The present invention generally relates to packaging integrated circuits, and more particularly to joining a chip to a substrate with two or more different solder alloys.
A semiconductor chip may be joined to a substrate (also known as a composite substrate, a laminate substrate, or an organic laminate substrate) using a plurality of solder connections to form a semiconductor package.
An example of the solder connection includes controlled collapse chip connection (also known as C4 or flip-chip connection). Generally, solder connections may generally include an array of small solder balls on the surface of the chip before the chip is joined to the substrate. More specifically, each individual solder connection may include a bonding pad on the chip, a solder bump, and a corresponding bonding pad on the substrate.

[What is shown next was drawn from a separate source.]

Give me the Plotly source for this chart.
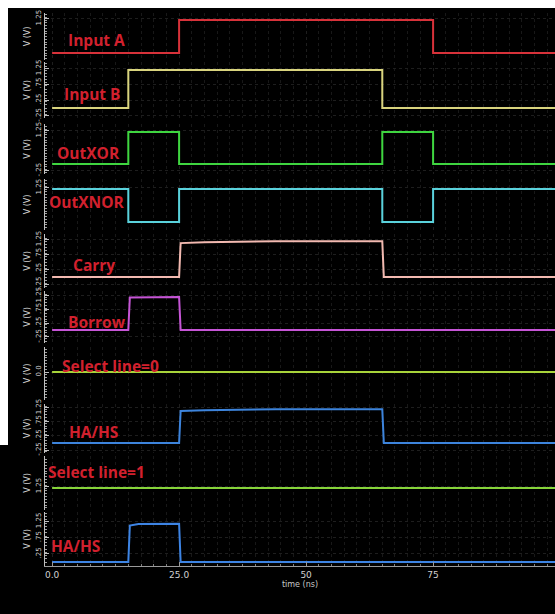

A typical joining sequence may begin with depositing or applying a plurality of solder bumps on a plurality of bonding pads on the chip. The plurality of solder bumps are then heated to a temperature sufficient to cause them to reflow. Next, the chip, including the plurality of solder bumps, is aligned to and placed on a chip site on the substrate. In doing so, the plurality of solder bumps contact the plurality of bonding pads on the substrate. The plurality of solder bumps are again heated to a temperature sufficient to cause them to reflow. The final solder connections may electrically connect and physically join the chip to the substrate and create a semiconductor package.
The primary function of the solder connection is to electrically connect and physically join a chip to a substrate. Further, each individual solder connection may serve a different electrical function, or may form a different type of solder connection. For example, some solder connections may be used for grounding or to supply higher current voltages and subsequently form a voltage connection between the chip and the substrate, while other solder connections may be used to transmit signal data and subsequently form a signal connection between the chip and the substrate. In general, the signal connections may experience relatively low current density under normal operating conditions and the voltage connections may experience relatively high current density under normal operating conditions. Power transfer and signal transmission may be examples of specific operational requirements of a particular solder connection.

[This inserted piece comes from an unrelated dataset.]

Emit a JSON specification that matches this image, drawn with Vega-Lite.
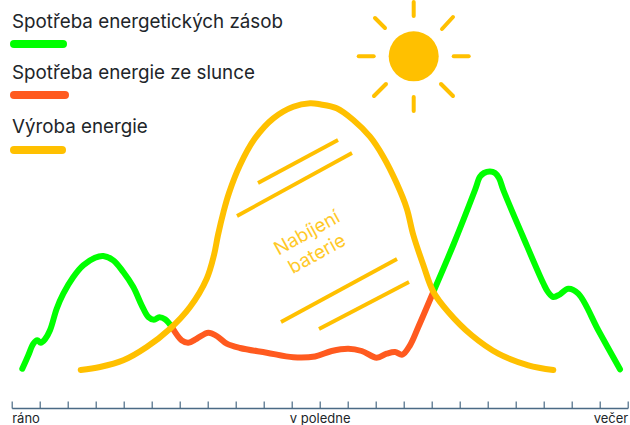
{
"$schema":"https://vega.github.io/schema/vega-lite/v6.json",
"width":616,"height":408,
"autosize":{"type":"none"},
"padding":{"left":11.7,"top":0,"right":2.3,"bottom":17},
"background":"white",
"view":{"stroke":null},
"config":{"font":"Inter"},
"datasets":{
"curves":[
{"s":"green","id":"g1","x":10.6,"y":39.3},{"s":"green","id":"g1","x":16.6,"y":52.7},{"s":"green","id":"g1","x":21.6,"y":64.3},{"s":"green","id":"g1","x":25.6,"y":67.7},{"s":"green","id":"g1","x":29,"y":65.3},{"s":"green","id":"g1","x":33.3,"y":68.7},{"s":"green","id":"g1","x":38.3,"y":77.7},{"s":"green","id":"g1","x":45,"y":99.3},{"s":"green","id":"g1","x":51.6,"y":114.3},{"s":"green","id":"g1","x":61.6,"y":131},{"s":"green","id":"g1","x":71.6,"y":142.7},{"s":"green","id":"g1","x":83.3,"y":150.3},{"s":"green","id":"g1","x":91.6,"y":152},{"s":"green","id":"g1","x":101.6,"y":147.7},{"s":"green","id":"g1","x":111.6,"y":136},{"s":"green","id":"g1","x":121.6,"y":121},{"s":"green","id":"g1","x":130,"y":102.7},{"s":"green","id":"g1","x":136.6,"y":91},{"s":"green","id":"g1","x":142.3,"y":88.3},{"s":"green","id":"g1","x":147.6,"y":90.7},{"s":"green","id":"g1","x":153.3,"y":88.7},{"s":"green","id":"g1","x":160.6,"y":80.3},
{"s":"green","id":"g2","x":421.6,"y":116},{"s":"green","id":"g2","x":442,"y":164},{"s":"green","id":"g2","x":463.3,"y":218},{"s":"green","id":"g2","x":468.3,"y":231.3},{"s":"green","id":"g2","x":472.3,"y":235},{"s":"green","id":"g2","x":478.3,"y":236.5},{"s":"green","id":"g2","x":483.3,"y":235},{"s":"green","id":"g2","x":487.3,"y":230},{"s":"green","id":"g2","x":491.6,"y":218},{"s":"green","id":"g2","x":511,"y":172},{"s":"green","id":"g2","x":531.6,"y":124.7},{"s":"green","id":"g2","x":536.3,"y":116},{"s":"green","id":"g2","x":541.6,"y":111},{"s":"green","id":"g2","x":548.3,"y":113.7},{"s":"green","id":"g2","x":556.6,"y":119.3},{"s":"green","id":"g2","x":566.6,"y":114.3},{"s":"green","id":"g2","x":587,"y":77},{"s":"green","id":"g2","x":608.3,"y":38.7},
{"s":"red","id":"r","x":160.6,"y":80.3},{"s":"red","id":"r","x":170,"y":67.7},{"s":"red","id":"r","x":176.6,"y":65.3},{"s":"red","id":"r","x":185,"y":69.3},{"s":"red","id":"r","x":196.6,"y":75.3},{"s":"red","id":"r","x":205,"y":72},{"s":"red","id":"r","x":215,"y":64.3},{"s":"red","id":"r","x":228.3,"y":60},{"s":"red","id":"r","x":255,"y":55.3},{"s":"red","id":"r","x":281.6,"y":50.7},{"s":"red","id":"r","x":303.3,"y":51.5},{"s":"red","id":"r","x":320,"y":57},{"s":"red","id":"r","x":336.6,"y":59.3},{"s":"red","id":"r","x":350,"y":57},{"s":"red","id":"r","x":365,"y":50.3},{"s":"red","id":"r","x":375,"y":54.3},{"s":"red","id":"r","x":383.3,"y":56},{"s":"red","id":"r","x":390.6,"y":53.3},{"s":"red","id":"r","x":398.3,"y":62.7},{"s":"red","id":"r","x":406.6,"y":81},{"s":"red","id":"r","x":421.6,"y":116},
{"s":"orange","id":"o","x":69,"y":38},{"s":"orange","id":"o","x":88.3,"y":41},{"s":"orange","id":"o","x":111.6,"y":47.7},{"s":"orange","id":"o","x":135,"y":61},{"s":"orange","id":"o","x":158.3,"y":79.3},{"s":"orange","id":"o","x":178.3,"y":101},{"s":"orange","id":"o","x":195,"y":129.3},{"s":"orange","id":"o","x":202.3,"y":153},{"s":"orange","id":"o","x":206.3,"y":173},{"s":"orange","id":"o","x":211.8,"y":196},{"s":"orange","id":"o","x":217.3,"y":215},{"s":"orange","id":"o","x":228.3,"y":243},{"s":"orange","id":"o","x":243.3,"y":269.7},{"s":"orange","id":"o","x":261.6,"y":289.7},{"s":"orange","id":"o","x":281.6,"y":301.3},{"s":"orange","id":"o","x":298.3,"y":304.7},{"s":"orange","id":"o","x":308.3,"y":303.7},{"s":"orange","id":"o","x":325,"y":299.7},{"s":"orange","id":"o","x":341.6,"y":288},{"s":"orange","id":"o","x":358.3,"y":271.3},{"s":"orange","id":"o","x":371.6,"y":251.3},{"s":"orange","id":"o","x":385,"y":224.7},{"s":"orange","id":"o","x":395,"y":199.7},{"s":"orange","id":"o","x":401.6,"y":173},{"s":"orange","id":"o","x":411.6,"y":143},{"s":"orange","id":"o","x":421.6,"y":116.3},{"s":"orange","id":"o","x":436.6,"y":96},{"s":"orange","id":"o","x":460,"y":72.7},{"s":"orange","id":"o","x":486.6,"y":54.3},{"s":"orange","id":"o","x":516.6,"y":42.7},{"s":"orange","id":"o","x":541.6,"y":38}
],
"hatch":[
{"id":"h1","x":246.3,"y":225},{"id":"h1","x":326.3,"y":268},{"id":"h2","x":225.3,"y":192},{"id":"h2","x":340.3,"y":255},{"id":"h3","x":269.3,"y":86},{"id":"h3","x":385.3,"y":149},{"id":"h4","x":307.3,"y":79},{"id":"h4","x":397.3,"y":126}
],
"rays":[
{"id":"t","x":402,"y":392},{"id":"t","x":402,"y":406},{"id":"b","x":402,"y":297},{"id":"b","x":402,"y":311},{"id":"l","x":347,"y":351.7},{"id":"l","x":362,"y":351.7},{"id":"r","x":442,"y":351.7},{"id":"r","x":457,"y":351.7},{"id":"tl","x":363.3,"y":390},{"id":"tl","x":373.3,"y":380},{"id":"tr","x":430.3,"y":379},{"id":"tr","x":441.3,"y":391},{"id":"bl","x":362.3,"y":312},{"id":"bl","x":374.3,"y":324},{"id":"br","x":429.3,"y":324},{"id":"br","x":441.3,"y":312}
],
"swatches":[
{"s":"green","x":2.3,"y":364},{"s":"green","x":51.3,"y":364},{"s":"red","x":2.3,"y":313},{"s":"red","x":53.3,"y":313},{"s":"orange","x":2.3,"y":258},{"s":"orange","x":50.3,"y":258}
]
},
"encoding":{
"x":{"field":"x","type":"quantitative","scale":{"domain":[0,616],"nice":false,"zero":false},
"axis":{"title":null,"grid":false,"values":[0,28,56,84,112,140,168,196,224,252,280,308,336,364,392,420,448,476,504,532,560,588,616],
"domainColor":"#4a6a85","domainWidth":1.6,"tickColor":"#4a6a85","tickWidth":1.2,"tickSize":-7,"labelPadding":11,"labelFontSize":13,"labelColor":"#212529","labelFont":"Inter","labelOverlap":false,"labelBound":false,"labelFlush":false,
"labelExpr":"datum.value==0?'ráno':datum.value==308?'v poledne':datum.value==616?'večer':''",
"labelAlign":{"expr":"datum.value==0?'left':datum.value==616?'right':'center'"}}},
"y":{"field":"y","type":"quantitative","scale":{"domain":[0,408],"nice":false,"zero":false},"axis":null}
},
"layer":[
{"data":{"name":"curves"},"transform":[{"filter":"datum.s=='green'"}],"mark":{"type":"line","interpolate":"catmull-rom","strokeWidth":6,"strokeCap":"round","strokeJoin":"round","color":"#00ff00"},"encoding":{"detail":{"field":"id"}}},
{"data":{"name":"curves"},"transform":[{"filter":"datum.s=='red'"}],"mark":{"type":"line","interpolate":"catmull-rom","strokeWidth":6,"strokeCap":"round","strokeJoin":"round","color":"#ff5a1f"},"encoding":{"detail":{"field":"id"}}},
{"data":{"name":"curves"},"transform":[{"filter":"datum.s=='orange'"}],"mark":{"type":"line","interpolate":"catmull-rom","strokeWidth":6,"strokeCap":"round","strokeJoin":"round","color":"#ffc000"},"encoding":{"detail":{"field":"id"}}},
{"data":{"name":"hatch"},"mark":{"type":"line","strokeWidth":3.8,"color":"#ffc000"},"encoding":{"detail":{"field":"id"}}},
{"data":{"name":"rays"},"mark":{"type":"line","strokeWidth":4,"strokeCap":"round","color":"#ffc000"},"encoding":{"detail":{"field":"id"}}},
{"data":{"values":[{"x":402,"y":351.7}]},"mark":{"type":"point","filled":true,"shape":"circle","size":2500,"color":"#ffc000","opacity":1}},
{"data":{"name":"swatches"},"transform":[{"filter":"datum.s=='green'"}],"mark":{"type":"line","strokeWidth":8,"strokeCap":"round","color":"#00ff00"}},
{"data":{"name":"swatches"},"transform":[{"filter":"datum.s=='red'"}],"mark":{"type":"line","strokeWidth":8,"strokeCap":"round","color":"#ff5a1f"}},
{"data":{"name":"swatches"},"transform":[{"filter":"datum.s=='orange'"}],"mark":{"type":"line","strokeWidth":8,"strokeCap":"round","color":"#ffc000"}},
{"data":{"values":[{"x":0.3,"y":379.7,"t":"Spotřeba energetických zásob"},{"x":0.3,"y":329,"t":"Spotřeba energie ze slunce"},{"x":0.3,"y":275.3,"t":"Výroba energie"}]},"mark":{"type":"text","align":"left","baseline":"alphabetic","font":"Inter","fontSize":18.8,"color":"#212529"},"encoding":{"text":{"field":"t"}}},
{"data":{"values":[{"x":295.3,"y":175,"t":"Nabíjení"},{"x":305.3,"y":154,"t":"baterie"}]},"mark":{"type":"text","align":"center","baseline":"middle","font":"Inter","fontSize":18.8,"angle":331,"color":"#ffc000","opacity":0.85},"encoding":{"text":{"field":"t"}}}
]
}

Typical solder connections use a lead-tin (Pb/Sn) solder with high lead content of 95% or more, by weight. The tin content is kept to a minimum, usually less than 5%, by weight, because tin may undesirably react with the copper and form undesirable intermetallics. The higher the tin content, the more the solder reacts with the copper. Consequently, there may also be a nickel (Ni) or cobalt (Co) barrier layer to either protect the copper layer from being consumed by the solder or to protect various layers underneath the copper layer.
Solder alloys containing lead are now recognized as being harmful to the environment, and there is a considerable interest in using lead-free solder alloys. For example, two commercially-available lead-free solder alloys include tin-silver (Sn/Ag) and tin-silver-copper (Sn/Ag/Cu). Current technologies rely on a single solder alloy to form all the solder connections used to join a chip to a substrate. For example, all the solder connections between the chip and the substrate may include a tin-silver-copper solder alloy having a silver content of 1.4%, by weight, and a copper concentration of 0.5%, by weight.